A imprensa precisa ter a decência de utilizar os termos corretos nas reportagens. Palestinos morrem, mas israelense são assassinados? Quem mata os palestinos? Como podemos falar em “guerra” ou “conflito” quando são 145 mortos contra 6? Segundo dados da ONU, nos últimos 12 anos, sem contar com essa ofensiva recente da parte de Israel, foram mortas 251 pessoas. Do lado palestino, foram 5590 pessoas.
Nós: Na sua opinião, como fica a situação das mulheres palestinas nesse momento?
Sâmia Teixeira: Acho que as mulheres sofrerão realidades distintas por viverem num território todo fragmentado por Israel em suas expansões de domínio. Em Gaza, acredito que mulheres sofram com a falta de estrutura básica e de entrada de ajuda humanitária. Por viverem sob cerco israelense, sofrerão muito com as péssimas condições locais, com escassez de água potável, alimentos, com falta de energia, destruição do pouco comércio local. Acredito que na Cisjordânia e nos territórios de 48 as ofensivas judiciais aumentarão.
Os soldados israelense seguirão realizando incursões violentas, prisões e a população de colonos israelenses seguirá agindo com violência, linchando os palestinos, sob a proteção da polícia israelense. Acredito que muitos palestinos serão perseguidos e presos. E como muitas famílias vivem com maior parte dos entes homens presos, as mulheres seguirão resistindo em associações e movimentos de mulheres. Também penso que muitas mulheres palestinas serão presas, sobretudo as mais jovens, e as mais velhas serão punidas com as prisões de seus filhos, netos.

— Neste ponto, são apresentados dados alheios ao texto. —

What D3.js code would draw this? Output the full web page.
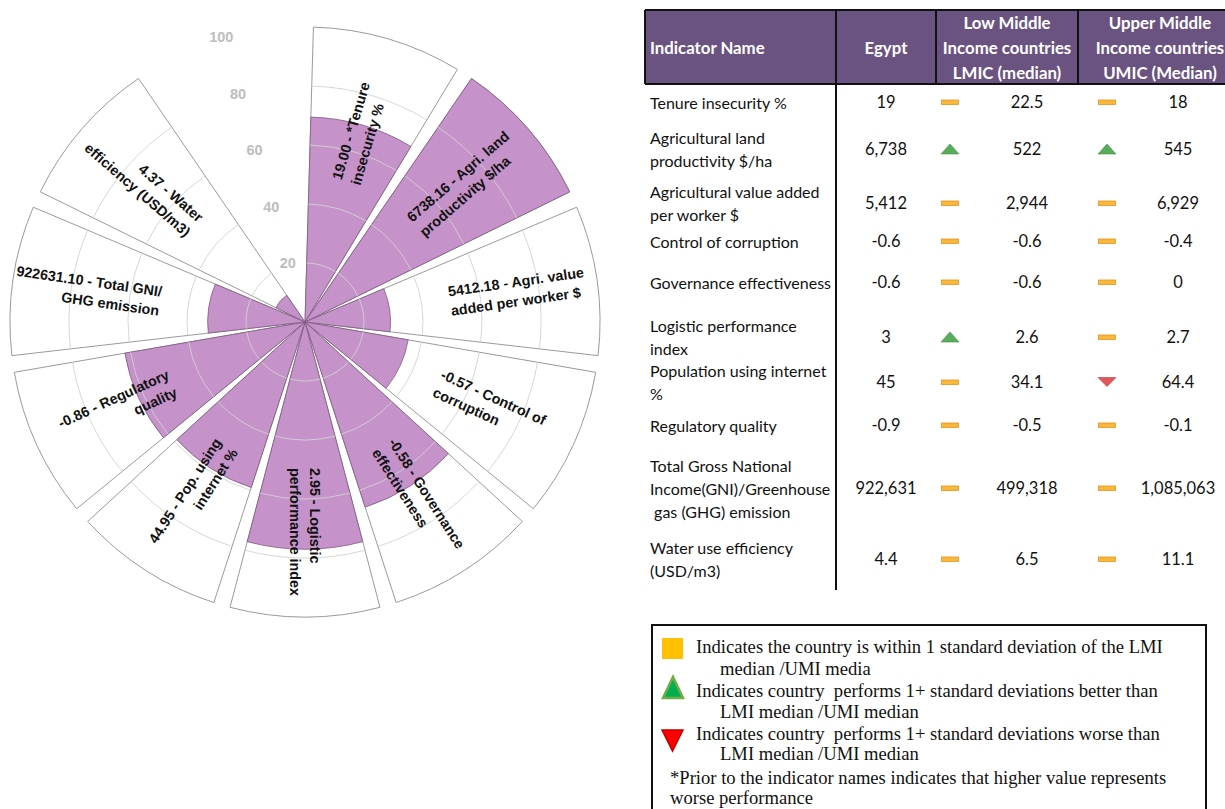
<!DOCTYPE html>
<html><head><meta charset="utf-8">
<script src="https://cdn.jsdelivr.net/npm/d3@7"></script>
<style>
body{margin:0;background:#fff;}
svg{display:block;}
text{white-space:pre;}
</style></head><body>
<svg id="c" width="1225" height="809"></svg>
<script>
// ---------- Polar chart data ----------
const polarNames = [
  ["*Tenure", "insecurity %"],
  ["Agri. land", "productivity $/ha"],
  ["Agri. value", "added per worker $"],
  ["Control of", "corruption"],
  ["Governance", "effectiveness"],
  ["Logistic", "performance index"],
  ["Pop. using", "internet %"],
  ["Regulatory", "quality"],
  ["Total GNI/", "GHG emission"],
  ["Water", "efficiency (USD/m3)"]
];
const polarRaw = [19.00, 6738.16, 5412.18, -0.57, -0.58, 2.95, 44.95, -0.86, 922631.10, 4.37];
const polarScore = [69.5, 100, 29, 35.5, 66, 77, 59, 62, 33, 11];
const radialTicks = [20, 40, 60, 80, 100];

// ---------- Table data ----------
const tableHeaders = [["Indicator Name"], ["Egypt"], ["Low Middle", "Income countries", "LMIC (median)"], ["Upper Middle", "Income countries", "UMIC (Median)"]];
const tableNames = [
  ["Tenure insecurity %"],
  ["Agricultural land", "productivity $/ha"],
  ["Agricultural value added", "per worker $"],
  ["Control of corruption"],
  ["Governance effectiveness"],
  ["Logistic performance", "index"],
  ["Population using internet", "%"],
  ["Regulatory quality"],
  ["Total Gross National", "Income(GNI)/Greenhouse", " gas (GHG) emission"],
  ["Water use efficiency", "(USD/m3)"]
];
const egyptVals = ["19", "6,738", "5,412", "-0.6", "-0.6", "3", "45", "-0.9", "922,631", "4.4"];
const lmicVals = ["22.5", "522", "2,944", "-0.6", "-0.6", "2.6", "34.1", "-0.5", "499,318", "6.5"];
const umicVals = ["18", "545", "6,929", "-0.4", "0", "2.7", "64.4", "-0.1", "1,085,063", "11.1"];
const lmicFlags = ["same", "better", "same", "same", "same", "better", "same", "same", "same", "same"];
const umicFlags = ["same", "better", "same", "same", "same", "same", "worse", "same", "same", "same"];

const legendLines = [
  {t: "Indicates the country is within 1 standard deviation of the LMI", ind: 0},
  {t: "median /UMI media", ind: 1},
  {t: "Indicates country  performs 1+ standard deviations better than", ind: 0},
  {t: "LMI median /UMI median", ind: 1},
  {t: "Indicates country  performs 1+ standard deviations worse than", ind: 0},
  {t: "LMI median /UMI median", ind: 1},
  {t: "*Prior to the indicator names indicates that higher value represents", ind: 2},
  {t: "worse performance", ind: 2}
];

const svg = d3.select("#c");

// ================= POLAR =================
const cx = 305, cy = 322, R = 295;
const n = polarScore.length;
const rScale = d3.scaleLinear().domain([0, 100]).range([0, R]);
const aScale = d3.scaleBand().domain(d3.range(n))
  .range([0, 2 * Math.PI * n / (n + 1)]).paddingInner(0.1).paddingOuter(0.05);
const arc = d3.arc();
const pg = svg.append("g").attr("transform", `translate(${cx},${cy})`);

pg.selectAll("path.bg").data(d3.range(n)).join("path").attr("class", "bg")
  .attr("d", i => arc({innerRadius: 0, outerRadius: rScale(100), startAngle: aScale(i), endAngle: aScale(i) + aScale.bandwidth()}))
  .attr("fill", "#fff").attr("stroke", "#9a9a9a").attr("stroke-width", 1);

pg.selectAll("path.val").data(d3.range(n)).join("path").attr("class", "val")
  .attr("d", i => arc({innerRadius: 0, outerRadius: rScale(polarScore[i]), startAngle: aScale(i), endAngle: aScale(i) + aScale.bandwidth()}))
  .attr("fill", "#c592c9").attr("stroke", "#7d5a80").attr("stroke-width", 0.8);

// grid arcs
const gridData = [];
d3.range(n).forEach(i => radialTicks.slice(0, -1).forEach(t => gridData.push({i, t})));
pg.selectAll("path.grid").data(gridData).join("path").attr("class", "grid")
  .attr("d", d => {
    const p = d3.path();
    const s = aScale(d.i) - Math.PI / 2, e = s + aScale.bandwidth();
    p.arc(0, 0, rScale(d.t), s, e);
    return p.toString();
  })
  .attr("fill", "none").attr("stroke", "#d2d2d2").attr("stroke-width", 1).attr("opacity", 0.9);

// radial axis labels (in gap)
const gapAngle = 2 * Math.PI * (n + 0.5) / (n + 1);
pg.selectAll("text.tick").data(radialTicks).join("text").attr("class", "tick")
  .attr("x", t => (rScale(t) + 2) * Math.sin(gapAngle))
  .attr("y", t => -(rScale(t) + 2) * Math.cos(gapAngle))
  .attr("text-anchor", "middle").attr("dominant-baseline", "central")
  .attr("font-family", "Liberation Sans, Arial, sans-serif").attr("font-weight", "bold")
  .attr("font-size", 14.5).attr("fill", "#bdbdbd").text(t => t);

// wedge labels
const rL = rScale(49.5);
const lh = 19.5;
const lbl = pg.selectAll("g.lbl").data(d3.range(n)).join("g").attr("class", "lbl")
  .attr("transform", i => {
    const a = aScale(i) + aScale.bandwidth() / 2;
    const deg = a * 180 / Math.PI;
    const rot = deg > 180.5 ? deg - 270 : deg - 90;
    return `translate(${rL * Math.sin(a)},${-rL * Math.cos(a)}) rotate(${rot})`;
  });
lbl.each(function (i) {
  const a = aScale(i) + aScale.bandwidth() / 2;
  const deg = a * 180 / Math.PI;
  const flip = deg > 180.5;
  const lines = [polarRaw[i].toFixed(2) + " - " + polarNames[i][0], polarNames[i][1]];
  d3.select(this).selectAll("text").data(lines).join("text")
    .attr("x", 0).attr("y", (d, k) => (k - 0.5) * lh)
    .attr("text-anchor", flip ? "end" : "start").attr("dominant-baseline", "central")
    .attr("font-family", "Liberation Sans, Arial, sans-serif").attr("font-weight", "bold")
    .attr("font-size", 14.3).attr("fill", "#111").text(d => d);
});

// ================= TABLE =================
const colEdges = [645, 836, 936, 1078, 1244];
const headTop = 10, headBottom = 84;
const tbl = svg.append("g");
tbl.append("rect").attr("x", colEdges[0]).attr("y", headTop).attr("width", colEdges[4] - colEdges[0]).attr("height", headBottom - headTop)
  .attr("fill", "#6b5381");
tbl.append("path").attr("d", `M${colEdges[0]},${headTop}H${colEdges[4]}M${colEdges[0]},${headBottom}H${colEdges[4]}` +
  colEdges.map(x => `M${x},${headTop}V${headBottom}`).join(""))
  .attr("stroke", "#111").attr("stroke-width", 2).attr("fill", "none");
tbl.append("line").attr("x1", colEdges[1]).attr("x2", colEdges[1]).attr("y1", headBottom).attr("y2", 590)
  .attr("stroke", "#111").attr("stroke-width", 2);

const headFont = "Lato, 'Open Sans', sans-serif";
tableHeaders.forEach((lines, c) => {
  const x = c === 0 ? colEdges[0] + 5 : (colEdges[c] + colEdges[c + 1]) / 2 + (c === 3 ? -1 : 0);
  tbl.append("g").selectAll("text").data(lines).join("text")
    .attr("x", x).attr("y", (d, k) => 47 + (k - (lines.length - 1) / 2) * 25)
    .attr("text-anchor", c === 0 ? "start" : "middle").attr("dominant-baseline", "central")
    .attr("font-family", headFont).attr("font-weight", "bold").attr("font-size", 16.8).attr("fill", "#fff").text(d => d);
});

const rowCenters = [102, 149, 203, 241, 282, 337, 382, 425, 488, 559];
const bodyFont = 16;
const rowLH = 23;
tableNames.forEach((lines, r) => {
  const yc = rowCenters[r];
  tbl.append("g").selectAll("text").data(lines).join("text")
    .attr("x", 650).attr("y", (d, k) => yc + (k - (lines.length - 1) / 2) * rowLH)
    .attr("dominant-baseline", "central").attr("font-family", headFont).attr("font-size", bodyFont).attr("fill", "#111").text(d => d);
});
const valCols = [{vals: egyptVals, x: 886}, {vals: lmicVals, x: 1027}, {vals: umicVals, x: 1178}];
valCols.forEach(col => {
  tbl.append("g").selectAll("text").data(col.vals).join("text")
    .attr("x", col.x).attr("y", (d, r) => rowCenters[r])
    .attr("text-anchor", "middle").attr("dominant-baseline", "central")
    .attr("font-family", headFont).attr("font-size", bodyFont + 0.5).attr("fill", "#111").text(d => d);
});

function drawIcon(g, flag, x, y) {
  if (flag === "same") {
    g.append("rect").attr("x", x - 8.5).attr("y", y - 2).attr("width", 17).attr("height", 4.5)
      .attr("fill", "#f8b83c").attr("stroke", "#e8921c").attr("stroke-width", 0.8);
  } else if (flag === "better") {
    g.append("path").attr("d", `M${x - 9},${y + 5}L${x},${y - 5}L${x + 9},${y + 5}Z`)
      .attr("fill", "#57ad5b").attr("stroke", "#3f8e44").attr("stroke-width", 0.6);
  } else {
    g.append("path").attr("d", `M${x - 9},${y - 4.5}L${x},${y + 4.5}L${x + 9},${y - 4.5}Z`)
      .attr("fill", "#e0575a").attr("stroke", "#b8393c").attr("stroke-width", 0.6);
  }
}
lmicFlags.forEach((f, r) => drawIcon(tbl, f, 950, rowCenters[r]));
umicFlags.forEach((f, r) => drawIcon(tbl, f, 1107, rowCenters[r]));

// ================= LEGEND =================
const lg = svg.append("g");
lg.append("rect").attr("x", 652).attr("y", 625).attr("width", 554).attr("height", 220)
  .attr("fill", "#fff").attr("stroke", "#111").attr("stroke-width", 2);
lg.append("rect").attr("x", 662).attr("y", 638).attr("width", 21).attr("height", 21).attr("fill", "#ffc000");
lg.append("path").attr("d", "M663,698L673,677L683,698Z").attr("fill", "#00b050").attr("stroke", "#70ad47").attr("stroke-width", 2.5).attr("stroke-linejoin", "miter");
lg.append("path").attr("d", "M662,730L683,730L672.5,751Z").attr("fill", "#ff0000").attr("stroke", "#c00000").attr("stroke-width", 1.5);
const legY = [646, 668, 690, 711, 733, 753, 777, 797];
const legX = [696, 720, 670];
lg.selectAll("text").data(legendLines).join("text")
  .attr("x", d => legX[d.ind]).attr("y", (d, k) => legY[k])
  .attr("dominant-baseline", "central").attr("font-family", "Liberation Serif, 'Times New Roman', serif")
  .attr("font-size", 18.6).attr("fill", "#111").text(d => d.t);
</script>
</body></html>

Dados do mês de maio, da associação de direitos humanos Addameer, apontam que 39 mulheres e 160 crianças estão em prisões israelenses. Apesar do que é constatado, é preciso manter o otimismo. Porque se a opressão é intensa, ao contrário do que no Ocidente pensa, as mulheres palestinas são desde sempre envolvidas nos movimentos de resistência. Façamos nossa parte, de buscar informações, apoiar e demonstrar nossa solidariedade, para que esse povo saiba que não estão só.